Corporate yields continued to tighten in Europe due to limited new issuance.
In news on our universe, food retailers Carrefour and Casino both issued profit warnings. Carrefour’s fourth quarter sales were slightly better than expected but management revised down EBIT guidance for 2017. Casino said it expected around 20% growth in consolidated EBIT in 2017, down from “above 20%” previously, and revised down guidance for France where it now expects EBIT to rise by more than 10% rather than by 15+%.
Elsewhere, Moody’s downgraded Teva from Baa3 to Ba2, sending it firmly into the high yield bracket. But its stable outlook makes a further downgrade unlikely in the short term. S&P put the B+ rating for Altice NV and its subsidiaries on negative watch. AG2R LA MONDIALE and the Matmut group gave more details on their tie-up which was announced at the end of 2017. The deal could be finalised by January 1st 2019.
There were 6 new deals over the week. In Europe, Russian gold producer Polyus unveiled a $250m 3Y convertible bond with a 0.5%-1% pricing range for refinancing purposes.

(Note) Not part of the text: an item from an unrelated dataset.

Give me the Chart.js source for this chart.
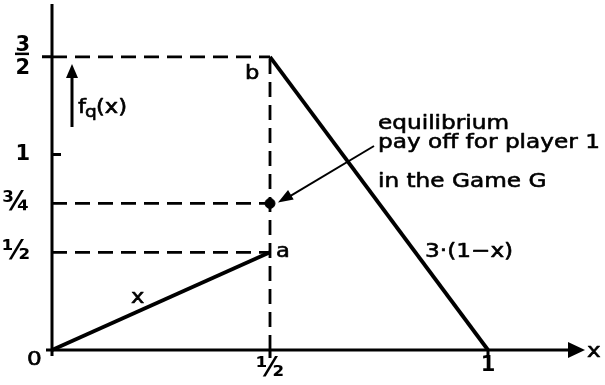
<!DOCTYPE html>
<html>
<head>
<meta charset="utf-8">
<script src="https://cdn.jsdelivr.net/npm/chart.js@4"></script>
<style>
  html, body { margin: 0; padding: 0; background: #fff; }
  #wrap { width: 605px; height: 385px; }
</style>
</head>
<body>
<div id="wrap"><canvas id="game"></canvas></div>
<script>
// payoff pieces of f_q(x)
var lowX = [0, 0.5];
var lowY = [0, 0.5];
var highX = [0.5, 1];
var highY = [1.5, 0];
// equilibrium payoff
var eqX = 0.5;
var eqY = 0.75;
// dashed guide levels
var guideLevels = [1.5, 0.75, 0.5];
var guideX = 0.5;

var xTickValues = [0.5, 1];
var xTickLabels = ['½', '1'];
var yTickValues = [0.5, 0.75, 1, 1.5];
var yTickLabels = ['½', '¾', '1', ['3', '2']];

var FONT = 'DejaVu Sans';
var INK = '#000';
var STRETCH = 1.16;

function pts(xs, ys) {
    return xs.map(function(v, i) { return { x: v, y: ys[i] }; });
}

var datasets = [];
datasets.push({ data: pts(lowX, lowY), borderColor: INK, borderWidth: 3.8, pointRadius: 0 });
datasets.push({ data: pts(highX, highY), borderColor: INK, borderWidth: 3.8, pointRadius: 0 });
guideLevels.forEach(function(lv) {
    datasets.push({ data: [{ x: 0, y: lv }, { x: guideX, y: lv }], borderColor: INK, borderWidth: 2.8, borderDash: [15, 8], pointRadius: 0 });
});
datasets.push({ data: [{ x: guideX, y: 0 }, { x: guideX, y: Math.max.apply(null, guideLevels) }], borderColor: INK, borderWidth: 2.8, borderDash: [15, 8], pointRadius: 0 });
datasets.push({ data: [{ x: eqX, y: eqY }], showLine: false, pointRadius: 5, pointBackgroundColor: INK, pointBorderColor: INK });

function arrowHead(ctx, x, y, ang, len, half) {
    ctx.beginPath();
    ctx.moveTo(x, y);
    ctx.lineTo(x - len * Math.cos(ang) + half * Math.sin(ang), y - len * Math.sin(ang) - half * Math.cos(ang));
    ctx.lineTo(x - len * Math.cos(ang) - half * Math.sin(ang), y - len * Math.sin(ang) + half * Math.cos(ang));
    ctx.closePath();
    ctx.fill();
}

// wide, pen-weight lettering
function wideText(ctx, txt, x, y, size) {
    ctx.save();
    ctx.font = size + 'px "' + FONT + '"';
    ctx.translate(x, y);
    ctx.scale(STRETCH, 1);
    ctx.lineWidth = 0.6;
    ctx.lineJoin = 'round';
    ctx.fillText(txt, 0, 0);
    ctx.strokeText(txt, 0, 0);
    ctx.restore();
}

function noPad(s) {
    s.paddingTop = 0; s.paddingBottom = 0; s.paddingLeft = 0; s.paddingRight = 0;
}

// axes, arrows and the hand-placed labels
var decor = {
    id: 'decor',
    beforeDatasetsDraw: function(chart) {
        var ctx = chart.ctx, xs = chart.scales.x, ys = chart.scales.y, a = chart.chartArea;
        var x0 = xs.getPixelForValue(0), y0 = ys.getPixelForValue(0);
        ctx.save();
        ctx.strokeStyle = INK;
        ctx.fillStyle = INK;
        ctx.lineWidth = 3;
        ctx.beginPath();
        ctx.moveTo(x0, y0 + 6);
        ctx.lineTo(x0, a.top - 2);
        ctx.moveTo(x0 - 6, y0);
        ctx.lineTo(a.right - 14, y0);
        ctx.stroke();
        arrowHead(ctx, a.right, y0, 0, 17, 8);
        // tick marks
        ctx.beginPath();
        var y1 = ys.getPixelForValue(1);
        ctx.moveTo(x0, y1); ctx.lineTo(x0 + 9, y1);
        var y32 = ys.getPixelForValue(1.5);
        ctx.moveTo(x0 - 10, y32); ctx.lineTo(x0, y32);
        xTickValues.forEach(function(v) {
            var px = xs.getPixelForValue(v);
            ctx.moveTo(px, y0); ctx.lineTo(px, y0 + 8);
        });
        ctx.stroke();
        ctx.restore();
    },
    afterDraw: function(chart) {
        var ctx = chart.ctx, xs = chart.scales.x, ys = chart.scales.y;
        var y0 = ys.getPixelForValue(0);
        ctx.save();
        ctx.fillStyle = INK;
        ctx.strokeStyle = INK;
        // fraction bar of 3/2
        ctx.lineWidth = 2.5;
        ctx.beginPath();
        ctx.moveTo(15, ys.getPixelForValue(1.5) - 3);
        ctx.lineTo(29, ys.getPixelForValue(1.5) - 3);
        ctx.stroke();

        ctx.textBaseline = 'alphabetic';
        ctx.textAlign = 'left';
        wideText(ctx, '0', 27, 365, 20);
        wideText(ctx, 'x', 587, y0 + 7, 20);
        var pe = { x: xs.getPixelForValue(eqX), y: ys.getPixelForValue(eqY) };
        wideText(ctx, 'b', pe.x - 25, ys.getPixelForValue(1.5) + 22, 19.5);
        wideText(ctx, 'a', pe.x + 6, ys.getPixelForValue(0.5) + 5, 19.5);
        wideText(ctx, 'x', 131, 303, 19.5);
        wideText(ctx, '3·(1−x)', 425, 257, 20);
        wideText(ctx, 'equilibrium', 378, 129, 20);
        wideText(ctx, 'pay off for player 1', 378, 148, 20);
        wideText(ctx, 'in the Game G', 378, 187, 20);

        // f_q(x) with upward arrow
        ctx.lineWidth = 3;
        ctx.beginPath();
        ctx.moveTo(72, 127);
        ctx.lineTo(72, 74);
        ctx.stroke();
        arrowHead(ctx, 72, 64, -Math.PI / 2, 14, 6);
        wideText(ctx, 'f', 78, 113, 19.5);
        wideText(ctx, 'q', 85, 117, 16);
        wideText(ctx, '(x)', 96, 113, 19.5);

        // pointer to the equilibrium point
        ctx.lineWidth = 2;
        ctx.beginPath();
        ctx.moveTo(374, 146);
        ctx.lineTo(pe.x + 18, pe.y - 6);
        ctx.stroke();
        var ang = Math.atan2(pe.y - 146, pe.x + 8 - 374);
        arrowHead(ctx, pe.x + 8, pe.y - 1, ang, 15, 5.5);
        ctx.restore();
    }
};

function tickFont(ctx) {
    var lbl = ctx.tick && ctx.tick.label;
    var frac = lbl === '½' || lbl === '¾';
    return { family: FONT, size: frac ? 27 : 21, weight: 'bold', lineHeight: 1.1 };
}

new Chart(document.getElementById('game'), {
    type: 'scatter',
    data: { datasets: datasets },
    options: {
        responsive: true,
        maintainAspectRatio: false,
        animation: false,
        events: [],
        layout: { padding: { top: 5, right: 20, left: 0, bottom: 0 } },
        elements: { line: { tension: 0, fill: false } },
        datasets: { scatter: { showLine: true, clip: false } },
        plugins: { legend: { display: false }, tooltip: { enabled: false } },
        scales: {
            x: {
                type: 'linear', min: 0, max: 533 / 436,
                grid: { display: false, tickLength: 0 }, border: { display: false },
                afterFit: function(s) { s.height = 35; noPad(s); },
                afterBuildTicks: function(s) { s.ticks = xTickValues.map(function(v) { return { value: v }; }); },
                ticks: {
                    padding: 4, color: INK, maxRotation: 0, autoSkip: false,
                    font: tickFont,
                    callback: function(v) { return xTickLabels[xTickValues.indexOf(v)]; }
                }
            },
            y: {
                type: 'linear', min: 0, max: 345 / 196,
                grid: { display: false, tickLength: 0 }, border: { display: false },
                afterFit: function(s) { s.width = 52; noPad(s); },
                afterBuildTicks: function(s) { s.ticks = yTickValues.map(function(v) { return { value: v }; }); },
                ticks: {
                    padding: 22, color: INK, autoSkip: false,
                    font: tickFont,
                    callback: function(v) { return yTickLabels[yTickValues.indexOf(v)]; }
                }
            }
        }
    },
    plugins: [decor]
});
</script>
</body>
</html>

In China, real estate developer Country Garden came to market with a jumbo HKD 15.6bn 1Y zero coupon convertible for debt repayment and working capital purposes. Another deal in Asia came from a serial convertible issuer, Malaysia’s sovereign wealth fund Khazanah. It raised $320m over 5 years at 0% to fund working capital requirements. The bond is exchangeable into shares of HK-listed Chinese brokerage firm CITIC Securities. The third Asian deal came from the holding company Canopus International, a $200m zero coupon 1-year maturity exchangeable into the shares of the Thai chemical company, Indorama Ventures.
In the US, cloud platform company Nutanix raised $500m over 5 years with a zero-coupon convertible. The proceeds will go on financing working capital, capex and potential acquisitions. The second deal in the US came from Patrick Industries (building products). It issued a 5-year $150m convertible at 1% to be used on acquisitions and capex.